SINGAPORE - A “monkey-proof” public litter bin that was allegedly converted into a monkey trap by contractors hired to catch them is being investigated by two government agencies.
An animal welfare worker spotted the National Parks Board (NParks) bin on Old Upper Thomson Road at a site near Upper Peirce Reservoir Park where she had not seen it before.
It has a lid which the animals may find difficult to open – but this had been propped open and tied to some fruit, while peanuts had been scattered nearby as bait.
An unofficially modified lock had been added to trap the monkey once the fruit was disturbed.
NParks told The Straits Times that it was alerted to the trap on Monday and that it had been set up without its knowledge.
“We take a very serious view of this matter and are investigating the incident,” said its conservation director Wong Tuan Wah.
The bin is believed to have been converted by three monkey catchers hired by the Agri-Food and Veterinary Authority (AVA) – which is also investigating.

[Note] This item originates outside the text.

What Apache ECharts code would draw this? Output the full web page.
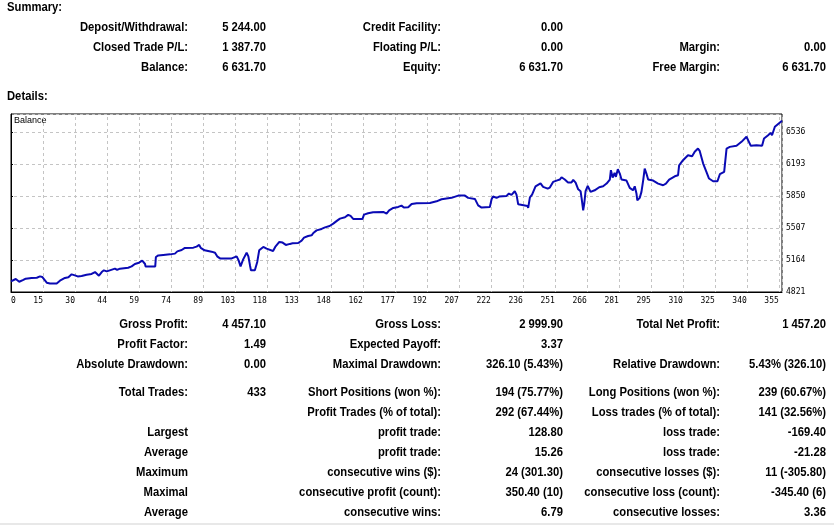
<!DOCTYPE html>
<html>
<head>
<meta charset="utf-8">
<script src="https://cdn.jsdelivr.net/npm/echarts@6/dist/echarts.min.js"></script>
<style>html,body{margin:0;padding:0;background:#fff}#c{width:834px;height:525px}</style>
</head>
<body>
<div id="c"></div>
<script>
// ---- Data ----
// balance curve points: [trade index, balance]
var balancePoints = [[0,4935],[2.2,4960],[3.8,4931],[5.7,4950],[6.8,4964],[9.5,4971],[11.9,4974],[13.4,4988],[14.4,4982],[16.5,4921],[18,4913],[21.1,4913],[22.6,4942],[24.9,4971],[26.5,4978],[28,5010],[29.5,4999],[30.8,4988],[32.6,4992],[34.9,5006],[37.2,5014],[38.8,5035],[39.6,5046],[40.6,4996],[41.9,5035],[42.9,5053],[44.2,5042],[45.6,5053],[48,5071],[49,5057],[50.3,5071],[54.1,5081],[55.7,5095],[57.2,5121],[59.1,5135],[60.6,5157],[61.9,5121],[62.1,5095],[66.6,5095],[66.9,5196],[68,5213],[70.3,5218],[73.4,5224],[75.7,5232],[76.8,5256],[78.8,5271],[80.3,5293],[84.2,5296],[85.7,5307],[86.9,5325],[87.6,5293],[89.4,5267],[92.6,5253],[94.2,5242],[95.2,5203],[96.5,5181],[101.9,5181],[102.6,5196],[104.2,5203],[105.1,5160],[106,5095],[107.2,5170],[108.8,5242],[109.6,5203],[110.4,5100],[110.8,5053],[112.6,5053],[113.7,5143],[114.6,5267],[116.5,5303],[118,5285],[121,5260],[122,5303],[123.9,5357],[125.4,5350],[126.9,5325],[128.8,5336],[130,5342],[132.6,5346],[134.2,5371],[135.3,5403],[137.2,5421],[138.8,5428],[139.6,5453],[141.1,5481],[143.4,5496],[145,5513],[147.1,5528],[148.8,5553],[150.6,5585],[151.9,5607],[154.2,5621],[155.7,5647],[156.8,5636],[158,5604],[162.3,5604],[163,5650],[164.9,5664],[167.2,5674],[171.9,5678],[173.4,5660],[174.6,5696],[176.5,5721],[178.8,5732],[180.3,5746],[181.4,5725],[183.4,5728],[185,5764],[187.3,5771],[193.4,5775],[196.5,5792],[198.8,5814],[203.4,5829],[206.5,5853],[209.6,5853],[211.1,5829],[214.2,5818],[215.7,5749],[217.3,5725],[221.1,5732],[221.9,5814],[222.6,5843],[224.2,5829],[225.4,5843],[228.8,5850],[229.9,5875],[231.1,5861],[232.6,5900],[233.4,5864],[234.2,5760],[235,5743],[238.5,5743],[238.8,5721],[239.6,5835],[240.6,5864],[242.2,5953],[244.5,5985],[245.7,5947],[247.8,5928],[248.8,5939],[250.3,6000],[251.9,6014],[253.4,6025],[254.2,6050],[255.7,6025],[257.2,5993],[258.8,5993],[259.6,6022],[260.7,5993],[261.9,5921],[263,5900],[263.5,5821],[264.2,5696],[264.7,5768],[265.3,5900],[266.3,5957],[267.6,5893],[269.5,5910],[271.6,5943],[273.4,5953],[275,5982],[276.5,6025],[277,6125],[277.8,6046],[278.7,6097],[279.3,6054],[280.2,6135],[281.1,6089],[281.9,6025],[284.2,6014],[284.9,6007],[285.7,5936],[287.2,5910],[288,5953],[288.8,5875],[289.2,5803],[290.3,5829],[291.1,5893],[291.9,6017],[292.6,6143],[293.4,6089],[294.2,6025],[296.5,6014],[297.3,6017],[298.8,5982],[301.1,5964],[302.4,5982],[303.9,6025],[306.5,6060],[308,6071],[308.5,6178],[310.3,6232],[312.6,6285],[314.5,6275],[315.7,6322],[317.2,6357],[318,6332],[319.6,6196],[321.1,6107],[322.3,6036],[324.2,6007],[326.2,6007],[327.3,6082],[329.3,6107],[330.4,6357],[331.9,6375],[335,6386],[337.3,6429],[339.6,6483],[341.6,6386],[344.2,6393],[346.8,6386],[347.7,6464],[349.6,6500],[350.7,6525],[351.4,6500],[352.7,6590],[354.5,6625],[356,6654]];
var xTickLabels = ['0','15','30','44','59','74','89','103','118','133','148','162','177','192','207','222','236','251','266','281','295','310','325','340','355'];
var yTickLabels = ['4821','5164','5507','5850','6193','6536'];

var summaryLabelsA = ['Deposit/Withdrawal:','Closed Trade P/L:','Balance:'];
var summaryValuesA = ['5 244.00','1 387.70','6 631.70'];
var summaryLabelsB = ['Credit Facility:','Floating P/L:','Equity:'];
var summaryValuesB = ['0.00','0.00','6 631.70'];
var summaryLabelsC = ['','Margin:','Free Margin:'];
var summaryValuesC = ['','0.00','6 631.70'];

var detailRow1 = ['Gross Profit:','4 457.10','Gross Loss:','2 999.90','Total Net Profit:','1 457.20'];
var detailRow2 = ['Profit Factor:','1.49','Expected Payoff:','3.37','',''];
var detailRow3 = ['Absolute Drawdown:','0.00','Maximal Drawdown:','326.10 (5.43%)','Relative Drawdown:','5.43% (326.10)'];
var detailRow4 = ['Total Trades:','433','Short Positions (won %):','194 (75.77%)','Long Positions (won %):','239 (60.67%)'];
var detailRow5 = ['','','Profit Trades (% of total):','292 (67.44%)','Loss trades (% of total):','141 (32.56%)'];
var detailRow6 = ['Largest','','profit trade:','128.80','loss trade:','-169.40'];
var detailRow7 = ['Average','','profit trade:','15.26','loss trade:','-21.28'];
var detailRow8 = ['Maximum','','consecutive wins ($):','24 (301.30)','consecutive losses ($):','11 (-305.80)'];
var detailRow9 = ['Maximal','','consecutive profit (count):','350.40 (10)','consecutive loss (count):','-345.40 (6)'];
var detailRow10 = ['Average','','consecutive wins:','6.79','consecutive losses:','3.36'];

// ---- Layout ----
var FONT_FAMILY = '"Liberation Sans", Arial, sans-serif';
var FONT_SIZE = 12.5;
var SCALE_X = 0.9;
var colRight = [188, 266, 441, 563, 720, 826];
var summaryRowY = [28, 48, 68];
var detailRowY = [325, 345, 365, 393, 413, 433, 453, 473, 493, 513];

var graphics = [];
function txt(s, x, y, align, opts) {
  if (!s) return;
  opts = opts || {};
  graphics.push({
    type: 'text', x: x, y: y, scaleX: opts.scaleX || SCALE_X, silent: true,
    style: {
      text: s, fill: '#000',
      font: (opts.weight || 'bold') + ' ' + (opts.size || FONT_SIZE) + 'px ' + (opts.family || FONT_FAMILY),
      align: align, verticalAlign: 'middle', textAlign: align, textVerticalAlign: 'middle'
    }
  });
}
txt('Summary:', 7, 8, 'left');
txt('Details:', 7, 97, 'left');
var sumCols = [summaryLabelsA, summaryValuesA, summaryLabelsB, summaryValuesB, summaryLabelsC, summaryValuesC];
for (var c = 0; c < 6; c++) for (var r = 0; r < 3; r++) txt(sumCols[c][r], colRight[c], summaryRowY[r], 'right');
var detailRows = [detailRow1,detailRow2,detailRow3,detailRow4,detailRow5,detailRow6,detailRow7,detailRow8,detailRow9,detailRow10];
for (var r2 = 0; r2 < detailRows.length; r2++) for (var c2 = 0; c2 < 6; c2++) txt(detailRows[r2][c2], colRight[c2], detailRowY[r2], 'right');
txt('Balance', 14, 121, 'left', {weight: 'normal', size: 9, scaleX: 1});
graphics.push({type: 'rect', silent: true, shape: {x: 0, y: 523, width: 834, height: 2}, style: {fill: '#e8e8e8'}});

var xStep = 14.772, xMax = 356, yMin = 4821, yStep = 343, yMax = 6727;
function nearestLabel(arr, v) {
  var best = arr[0], bd = Infinity;
  arr.forEach(function (l) { var d = Math.abs(+l - v); if (d < bd) { bd = d; best = l; } });
  return best;
}

var chart = echarts.init(document.getElementById('c'), null, {renderer: 'canvas'});
chart.setOption({
  animation: false,
  backgroundColor: '#fff',
  grid: {show: true, left: 11, right: 52, top: 114, bottom: 233, borderColor: '#000', borderWidth: 1, backgroundColor: 'transparent'},
  xAxis: {
    type: 'value', min: 0, max: xMax, interval: xStep,
    axisLine: {show: true, lineStyle: {color: '#000', width: 1}},
    axisTick: {show: false},
    axisLabel: {
      formatter: function (v) { return nearestLabel(xTickLabels, v); },
      fontFamily: '"DejaVu Sans Mono", monospace', fontSize: 8, color: '#000',
      align: 'right', alignMinLabel: 'left', showMaxLabel: false, margin: 5
    },
    splitLine: {show: true, lineStyle: {color: '#c4c4c4', type: [3, 3], dashOffset: 3, width: 1}}
  },
  yAxis: {
    type: 'value', position: 'right', min: yMin, max: yMax, interval: yStep,
    axisLine: {show: true, lineStyle: {color: '#000', width: 1}},
    axisTick: {show: true, length: 2, lineStyle: {color: '#000'}},
    axisLabel: {
      formatter: function (v) { return nearestLabel(yTickLabels, v); },
      fontFamily: '"DejaVu Sans Mono", monospace', fontSize: 8, color: '#000',
      showMaxLabel: false, margin: 4, padding: [0, 0, 5, 0]
    },
    splitLine: {show: true, lineStyle: {color: '#c4c4c4', type: [3, 3], dashOffset: 3, width: 1}}
  },
  series: [{
    type: 'line', showSymbol: false, symbol: 'none',
    data: balancePoints,
    lineStyle: {color: '#0a0ab4', width: 2}, z: 5
  }],
  graphic: graphics
});
</script>
</body>
</html>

Ms Sabrina Jabbar, 23, who works for the Animal Concerns Research and Education Society, discovered the device and dismantled it before heading to the nearby Upper Peirce Reservoir Park to see if any more had been set up.
When she returned she found three men resetting the trap.
“They were unhappy that it had been dismantled,” she said. “When I told them what they were doing was wrong, they showed me their AVA permits and said it is legal.”
She alerted NParks but the agency said that by the time an officer arrived that night, the trap was no longer there.
Ms Jabbar said the trap may have posed a danger to visitors to the Upper Peirce Reservoir Park because a trapped monkey may cause others to crowd around the bin.
They might view passers-by as threats and attack them.
NParks said last October it had fined AVA-contracted monkey catcher Jack Pang after he illegally set up a monkey cage trap in an area where he was not meant to be operating.
This was just 10m from Bukit Timah Nature Reserve – where catching animals is illegal without permission.
Contractors are believed to be paid for each animal captured. The AVA has said it checks the condition of all animals taken to it upon arrival.
It has said its contractors have to comply with its requirements on capturing, handling and transporting the animals.
“The AVA also conducts surprise inspections on our contractors regularly to ensure compliance,” a spokesman had said previously.